Publication of Practitioner-Researcher Partnerships: Building Knowledge from, in, and for Practice is therefore timely, relevant, and of overarching importance for the social work profession. It does not merely add one more voice calling for effective links between research and practice. Rather, it draws on the talents of contributors who consider the many variables that must be understood to bring about such partnerships. It reassures doubting skeptics and worried professionals by demonstrating with relevant examples that it is possible to forge effective partnerships between social work researchers and practitioners.
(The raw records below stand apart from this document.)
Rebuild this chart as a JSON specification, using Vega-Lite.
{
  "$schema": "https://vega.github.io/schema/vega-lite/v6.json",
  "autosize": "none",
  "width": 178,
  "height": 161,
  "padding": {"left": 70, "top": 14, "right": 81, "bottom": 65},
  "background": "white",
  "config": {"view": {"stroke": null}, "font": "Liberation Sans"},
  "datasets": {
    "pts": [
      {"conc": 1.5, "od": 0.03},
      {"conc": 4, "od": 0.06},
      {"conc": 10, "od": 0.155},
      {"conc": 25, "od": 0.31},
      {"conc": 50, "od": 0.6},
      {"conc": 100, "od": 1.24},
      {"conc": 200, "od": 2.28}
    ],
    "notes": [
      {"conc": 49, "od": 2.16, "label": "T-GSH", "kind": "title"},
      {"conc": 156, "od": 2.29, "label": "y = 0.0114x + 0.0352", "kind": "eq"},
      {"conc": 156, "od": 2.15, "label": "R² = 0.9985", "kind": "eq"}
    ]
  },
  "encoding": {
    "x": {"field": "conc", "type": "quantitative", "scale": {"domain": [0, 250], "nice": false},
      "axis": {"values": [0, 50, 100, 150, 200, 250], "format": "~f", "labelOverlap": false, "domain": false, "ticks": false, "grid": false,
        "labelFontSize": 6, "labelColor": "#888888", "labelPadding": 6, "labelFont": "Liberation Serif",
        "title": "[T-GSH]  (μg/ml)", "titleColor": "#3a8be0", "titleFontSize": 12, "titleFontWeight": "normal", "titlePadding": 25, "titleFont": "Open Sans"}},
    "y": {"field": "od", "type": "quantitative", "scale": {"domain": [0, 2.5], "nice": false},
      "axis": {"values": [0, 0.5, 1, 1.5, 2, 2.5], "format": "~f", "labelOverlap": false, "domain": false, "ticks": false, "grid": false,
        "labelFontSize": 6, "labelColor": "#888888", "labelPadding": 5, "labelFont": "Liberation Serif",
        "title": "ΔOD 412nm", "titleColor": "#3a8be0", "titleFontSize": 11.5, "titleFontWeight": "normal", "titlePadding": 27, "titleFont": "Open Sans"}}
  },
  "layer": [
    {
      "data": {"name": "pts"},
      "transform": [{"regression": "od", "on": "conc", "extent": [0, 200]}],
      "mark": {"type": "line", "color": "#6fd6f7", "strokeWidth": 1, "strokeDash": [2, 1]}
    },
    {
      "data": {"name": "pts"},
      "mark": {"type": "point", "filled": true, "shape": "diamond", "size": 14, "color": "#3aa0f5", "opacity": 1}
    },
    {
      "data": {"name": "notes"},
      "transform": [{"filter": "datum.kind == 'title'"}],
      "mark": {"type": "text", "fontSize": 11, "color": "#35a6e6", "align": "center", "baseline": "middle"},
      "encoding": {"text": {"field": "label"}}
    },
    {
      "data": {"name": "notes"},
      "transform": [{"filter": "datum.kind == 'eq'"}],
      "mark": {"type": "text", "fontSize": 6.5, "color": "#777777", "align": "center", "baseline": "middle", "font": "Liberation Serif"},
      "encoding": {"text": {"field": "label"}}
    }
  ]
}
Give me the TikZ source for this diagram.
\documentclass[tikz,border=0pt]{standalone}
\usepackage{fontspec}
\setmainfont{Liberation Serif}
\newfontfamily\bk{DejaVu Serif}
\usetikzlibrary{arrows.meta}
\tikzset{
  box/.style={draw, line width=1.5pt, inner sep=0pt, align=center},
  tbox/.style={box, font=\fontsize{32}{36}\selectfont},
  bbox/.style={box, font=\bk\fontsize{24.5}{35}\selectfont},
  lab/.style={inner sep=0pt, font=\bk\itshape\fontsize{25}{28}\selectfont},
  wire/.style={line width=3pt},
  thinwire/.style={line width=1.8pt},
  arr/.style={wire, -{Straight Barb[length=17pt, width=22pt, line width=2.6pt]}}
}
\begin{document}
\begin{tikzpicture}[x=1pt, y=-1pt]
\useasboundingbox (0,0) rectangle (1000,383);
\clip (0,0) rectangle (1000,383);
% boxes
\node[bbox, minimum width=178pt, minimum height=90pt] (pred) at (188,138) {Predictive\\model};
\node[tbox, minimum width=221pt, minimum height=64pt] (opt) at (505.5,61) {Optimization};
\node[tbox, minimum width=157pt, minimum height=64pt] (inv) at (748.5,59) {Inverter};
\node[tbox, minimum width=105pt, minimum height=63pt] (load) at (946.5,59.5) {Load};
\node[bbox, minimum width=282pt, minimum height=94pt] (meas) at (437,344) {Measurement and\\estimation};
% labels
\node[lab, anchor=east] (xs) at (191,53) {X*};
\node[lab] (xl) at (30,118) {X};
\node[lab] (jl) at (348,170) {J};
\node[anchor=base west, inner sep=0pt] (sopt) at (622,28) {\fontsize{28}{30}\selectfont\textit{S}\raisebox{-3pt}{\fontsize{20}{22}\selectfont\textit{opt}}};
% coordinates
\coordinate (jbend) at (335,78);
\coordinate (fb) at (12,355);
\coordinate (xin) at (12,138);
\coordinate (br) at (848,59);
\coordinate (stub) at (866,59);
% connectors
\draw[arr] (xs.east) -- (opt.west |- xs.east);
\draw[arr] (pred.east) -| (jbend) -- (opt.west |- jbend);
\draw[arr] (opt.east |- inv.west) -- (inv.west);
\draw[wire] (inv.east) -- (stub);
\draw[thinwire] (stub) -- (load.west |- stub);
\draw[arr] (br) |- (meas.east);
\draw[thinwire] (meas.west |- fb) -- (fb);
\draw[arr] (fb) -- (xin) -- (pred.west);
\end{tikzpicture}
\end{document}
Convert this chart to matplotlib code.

The authors examine the respective contexts of social work research and social work practice. Collaborative considerations are discussed, and diverse examples are presented. The latter describe partnerships between researchers and practitioners who have confronted the issues that so often are hypothesized but so seldom addressed. Relevant collaborations are examined over the course of the partnerships. Crucial characteristics that contribute to the survival and enhancement of collaborative relationships are identified. Key issues and obstacles are considered. Rather than presenting a single model of collaboration, the authors describe different successful partnerships. These include programs where researchers serve as consultants to practitioners, practitioners and researchers function as coinvestigators, expert practitioners are consultants to researchers, and the researchers and practitioners are the same individuals.

As it attends to myriad considerations, this book captures and reflects the complexities of real partnerships in research and practice. The individual interests and needs of collaborators are examined. Relevant roles and responsibilities are reviewed. Issues of communication and power are discussed. Matters of philosophy are pondered including those that pertain to objectivity and subjectivity, empiricism and theory, and quantitative and qualitative perspectives. Ethical, organizational, and political issues are also considered. In sum, the authors promote effective partnerships between social work research and practice by addressing in detail the complexities that must be considered if advances are to be made.

This book is the product of a bona fide long-term partnership among practice, research, and social work education. These chapters emerged from a national conference conducted under the aegis of the Center for the Study of Social Work Practice. Sponsored jointly by the Jewish Board of Family and Children's Services and the Columbia University School of Social Work, the center represents a concerted, timely, and stable partnership that promotes progress toward the interdependent goals of social work practice, research, knowledge development, and education. As an early product of the center, this book is a welcome step in the long march toward advancement of the social work profession and toward a strengthened capacity to serve the individuals, families, and communities who are the profession's clients.

Ronald A. Feldman, PhD
Columbia University School of Social Work

Alan B. Siskind, PhD
Executive Vice President
Jewish Board of Family and Children's Services


Brody, J. E. (1991, August 13). Beyond tender loving care, nurses are a force in research. New York Times, pp. C2—C3.

Task Force on Social Work Research. (1991). Building social work knowledge for effective services and policies: A plan for research development. Washington, DC: U.S. Government Printing Office.